**Instructions to follow**
Output exactly the lines from the first one down to the line containing "LATE_FREEZE = 11.04", inclusive.
## BEGIN
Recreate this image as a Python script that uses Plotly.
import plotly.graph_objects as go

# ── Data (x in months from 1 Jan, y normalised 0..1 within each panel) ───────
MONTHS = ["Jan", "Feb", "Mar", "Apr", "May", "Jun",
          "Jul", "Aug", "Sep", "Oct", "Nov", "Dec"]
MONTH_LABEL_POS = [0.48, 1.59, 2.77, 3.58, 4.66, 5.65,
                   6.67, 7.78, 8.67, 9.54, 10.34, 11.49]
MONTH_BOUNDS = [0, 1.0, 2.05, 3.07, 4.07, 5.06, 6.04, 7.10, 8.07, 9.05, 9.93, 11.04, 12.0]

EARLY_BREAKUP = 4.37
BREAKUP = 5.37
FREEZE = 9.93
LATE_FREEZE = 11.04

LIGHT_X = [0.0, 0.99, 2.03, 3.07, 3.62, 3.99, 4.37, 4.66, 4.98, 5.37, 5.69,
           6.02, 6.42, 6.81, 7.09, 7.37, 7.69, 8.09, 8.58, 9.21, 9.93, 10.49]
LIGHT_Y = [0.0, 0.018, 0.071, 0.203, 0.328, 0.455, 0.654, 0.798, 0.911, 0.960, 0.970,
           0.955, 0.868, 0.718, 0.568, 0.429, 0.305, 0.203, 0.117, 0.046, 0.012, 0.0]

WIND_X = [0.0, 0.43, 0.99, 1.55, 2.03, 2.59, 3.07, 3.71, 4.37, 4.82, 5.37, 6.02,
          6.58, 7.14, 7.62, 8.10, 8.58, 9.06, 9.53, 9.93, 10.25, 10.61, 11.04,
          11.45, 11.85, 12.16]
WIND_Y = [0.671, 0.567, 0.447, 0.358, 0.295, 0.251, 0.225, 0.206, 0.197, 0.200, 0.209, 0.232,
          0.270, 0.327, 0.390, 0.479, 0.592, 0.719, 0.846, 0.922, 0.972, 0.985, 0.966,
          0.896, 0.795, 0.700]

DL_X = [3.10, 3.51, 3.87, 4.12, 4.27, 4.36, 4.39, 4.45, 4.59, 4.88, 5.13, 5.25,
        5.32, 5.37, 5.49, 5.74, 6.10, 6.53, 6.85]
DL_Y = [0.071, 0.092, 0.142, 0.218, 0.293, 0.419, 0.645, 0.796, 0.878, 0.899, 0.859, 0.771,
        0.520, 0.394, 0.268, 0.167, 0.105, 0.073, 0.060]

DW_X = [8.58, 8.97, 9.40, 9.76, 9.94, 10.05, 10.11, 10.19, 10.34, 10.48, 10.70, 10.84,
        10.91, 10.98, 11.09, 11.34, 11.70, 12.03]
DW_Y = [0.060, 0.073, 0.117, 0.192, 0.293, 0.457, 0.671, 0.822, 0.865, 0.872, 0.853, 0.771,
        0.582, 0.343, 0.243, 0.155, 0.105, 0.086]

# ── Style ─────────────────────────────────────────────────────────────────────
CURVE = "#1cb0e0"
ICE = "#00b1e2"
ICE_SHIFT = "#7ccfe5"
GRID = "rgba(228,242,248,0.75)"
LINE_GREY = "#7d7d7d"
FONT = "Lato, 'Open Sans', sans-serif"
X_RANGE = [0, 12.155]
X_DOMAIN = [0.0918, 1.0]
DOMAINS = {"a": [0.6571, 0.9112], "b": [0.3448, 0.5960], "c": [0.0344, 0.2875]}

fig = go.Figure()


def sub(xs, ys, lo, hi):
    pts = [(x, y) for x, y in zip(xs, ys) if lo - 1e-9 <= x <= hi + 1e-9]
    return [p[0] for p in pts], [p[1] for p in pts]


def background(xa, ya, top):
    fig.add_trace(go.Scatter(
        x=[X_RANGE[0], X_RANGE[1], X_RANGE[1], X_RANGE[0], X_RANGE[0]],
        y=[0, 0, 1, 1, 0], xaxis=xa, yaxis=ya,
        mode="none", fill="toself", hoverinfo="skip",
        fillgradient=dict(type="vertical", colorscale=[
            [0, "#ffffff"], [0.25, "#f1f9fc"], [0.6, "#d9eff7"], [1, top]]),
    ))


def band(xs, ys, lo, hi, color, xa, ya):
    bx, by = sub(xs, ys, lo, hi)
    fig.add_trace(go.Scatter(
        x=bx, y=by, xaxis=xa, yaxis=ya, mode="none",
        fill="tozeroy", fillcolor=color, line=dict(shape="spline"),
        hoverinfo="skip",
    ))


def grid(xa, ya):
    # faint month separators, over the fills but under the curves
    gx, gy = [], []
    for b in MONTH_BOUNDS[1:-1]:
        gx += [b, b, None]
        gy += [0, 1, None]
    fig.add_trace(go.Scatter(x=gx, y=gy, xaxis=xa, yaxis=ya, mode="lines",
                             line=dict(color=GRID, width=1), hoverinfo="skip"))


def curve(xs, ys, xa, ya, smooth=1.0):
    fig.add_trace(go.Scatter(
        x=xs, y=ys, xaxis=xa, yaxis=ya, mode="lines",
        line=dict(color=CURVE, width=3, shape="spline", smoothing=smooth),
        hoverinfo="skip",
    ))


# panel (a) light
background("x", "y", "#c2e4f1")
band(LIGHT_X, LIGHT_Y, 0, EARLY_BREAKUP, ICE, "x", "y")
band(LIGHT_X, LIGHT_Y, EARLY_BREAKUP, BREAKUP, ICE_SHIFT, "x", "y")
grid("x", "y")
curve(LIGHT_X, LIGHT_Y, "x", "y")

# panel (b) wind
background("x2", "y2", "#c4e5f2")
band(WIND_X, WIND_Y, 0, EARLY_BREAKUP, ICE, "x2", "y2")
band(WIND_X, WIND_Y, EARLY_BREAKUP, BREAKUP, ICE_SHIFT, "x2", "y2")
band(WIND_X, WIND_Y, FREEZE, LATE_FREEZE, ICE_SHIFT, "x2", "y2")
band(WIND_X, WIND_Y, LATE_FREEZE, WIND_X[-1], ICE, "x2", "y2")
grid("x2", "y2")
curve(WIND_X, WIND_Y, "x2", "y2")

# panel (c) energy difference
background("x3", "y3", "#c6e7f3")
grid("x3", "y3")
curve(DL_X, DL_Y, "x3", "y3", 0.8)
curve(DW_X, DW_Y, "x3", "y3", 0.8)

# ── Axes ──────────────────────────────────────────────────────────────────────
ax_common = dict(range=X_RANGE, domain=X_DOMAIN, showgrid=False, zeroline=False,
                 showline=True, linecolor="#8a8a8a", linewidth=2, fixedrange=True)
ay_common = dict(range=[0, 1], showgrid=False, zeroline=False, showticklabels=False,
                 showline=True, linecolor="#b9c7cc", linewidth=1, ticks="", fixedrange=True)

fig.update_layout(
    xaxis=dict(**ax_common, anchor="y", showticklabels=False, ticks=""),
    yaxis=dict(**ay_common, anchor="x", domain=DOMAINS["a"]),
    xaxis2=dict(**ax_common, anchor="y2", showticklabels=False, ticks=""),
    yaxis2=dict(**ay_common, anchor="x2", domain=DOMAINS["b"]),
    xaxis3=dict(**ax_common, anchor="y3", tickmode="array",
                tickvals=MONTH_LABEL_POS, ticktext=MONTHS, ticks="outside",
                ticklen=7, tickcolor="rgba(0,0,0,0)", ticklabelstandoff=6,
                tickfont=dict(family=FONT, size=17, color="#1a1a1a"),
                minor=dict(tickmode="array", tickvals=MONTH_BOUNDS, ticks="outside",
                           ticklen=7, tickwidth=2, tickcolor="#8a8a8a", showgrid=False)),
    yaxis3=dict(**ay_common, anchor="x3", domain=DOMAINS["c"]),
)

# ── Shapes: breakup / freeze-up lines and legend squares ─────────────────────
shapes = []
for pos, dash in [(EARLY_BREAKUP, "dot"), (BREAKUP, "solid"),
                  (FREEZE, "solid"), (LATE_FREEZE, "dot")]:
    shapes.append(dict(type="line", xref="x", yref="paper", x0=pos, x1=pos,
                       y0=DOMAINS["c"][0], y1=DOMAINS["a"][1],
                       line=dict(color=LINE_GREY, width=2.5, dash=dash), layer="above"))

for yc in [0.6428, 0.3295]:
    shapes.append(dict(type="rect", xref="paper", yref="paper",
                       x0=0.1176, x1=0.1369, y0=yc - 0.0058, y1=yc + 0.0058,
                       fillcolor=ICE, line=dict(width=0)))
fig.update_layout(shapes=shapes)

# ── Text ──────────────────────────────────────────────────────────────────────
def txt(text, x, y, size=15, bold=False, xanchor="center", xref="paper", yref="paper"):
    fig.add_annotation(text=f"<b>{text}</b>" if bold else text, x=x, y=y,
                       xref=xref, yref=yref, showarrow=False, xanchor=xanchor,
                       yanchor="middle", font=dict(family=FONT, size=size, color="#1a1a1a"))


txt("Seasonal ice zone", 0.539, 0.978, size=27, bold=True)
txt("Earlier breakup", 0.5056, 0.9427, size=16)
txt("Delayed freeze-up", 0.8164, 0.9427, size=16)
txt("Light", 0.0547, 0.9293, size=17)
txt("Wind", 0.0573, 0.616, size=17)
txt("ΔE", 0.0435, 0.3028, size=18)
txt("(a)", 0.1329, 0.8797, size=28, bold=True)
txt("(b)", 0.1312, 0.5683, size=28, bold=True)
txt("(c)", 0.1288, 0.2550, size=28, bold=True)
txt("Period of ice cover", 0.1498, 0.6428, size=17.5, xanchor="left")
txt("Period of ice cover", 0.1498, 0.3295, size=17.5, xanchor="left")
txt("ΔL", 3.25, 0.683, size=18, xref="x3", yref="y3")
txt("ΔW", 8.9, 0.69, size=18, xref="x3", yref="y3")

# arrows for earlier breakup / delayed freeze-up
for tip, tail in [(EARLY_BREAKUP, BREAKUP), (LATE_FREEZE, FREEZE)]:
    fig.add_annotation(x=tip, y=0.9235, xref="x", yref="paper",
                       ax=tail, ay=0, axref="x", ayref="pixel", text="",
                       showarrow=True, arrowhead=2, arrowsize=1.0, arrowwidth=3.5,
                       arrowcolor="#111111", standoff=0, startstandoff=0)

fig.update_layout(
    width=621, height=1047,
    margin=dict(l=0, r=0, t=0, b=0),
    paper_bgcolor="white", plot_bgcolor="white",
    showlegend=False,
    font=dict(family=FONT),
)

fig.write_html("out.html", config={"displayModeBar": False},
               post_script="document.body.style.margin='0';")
## END
**Task answer**
Recreate this image as a Python script that uses Plotly.
import plotly.graph_objects as go

# ── Data (x in months from 1 Jan, y normalised 0..1 within each panel) ───────
MONTHS = ["Jan", "Feb", "Mar", "Apr", "May", "Jun",
          "Jul", "Aug", "Sep", "Oct", "Nov", "Dec"]
MONTH_LABEL_POS = [0.48, 1.59, 2.77, 3.58, 4.66, 5.65,
                   6.67, 7.78, 8.67, 9.54, 10.34, 11.49]
MONTH_BOUNDS = [0, 1.0, 2.05, 3.07, 4.07, 5.06, 6.04, 7.10, 8.07, 9.05, 9.93, 11.04, 12.0]

EARLY_BREAKUP = 4.37
BREAKUP = 5.37
FREEZE = 9.93
LATE_FREEZE = 11.04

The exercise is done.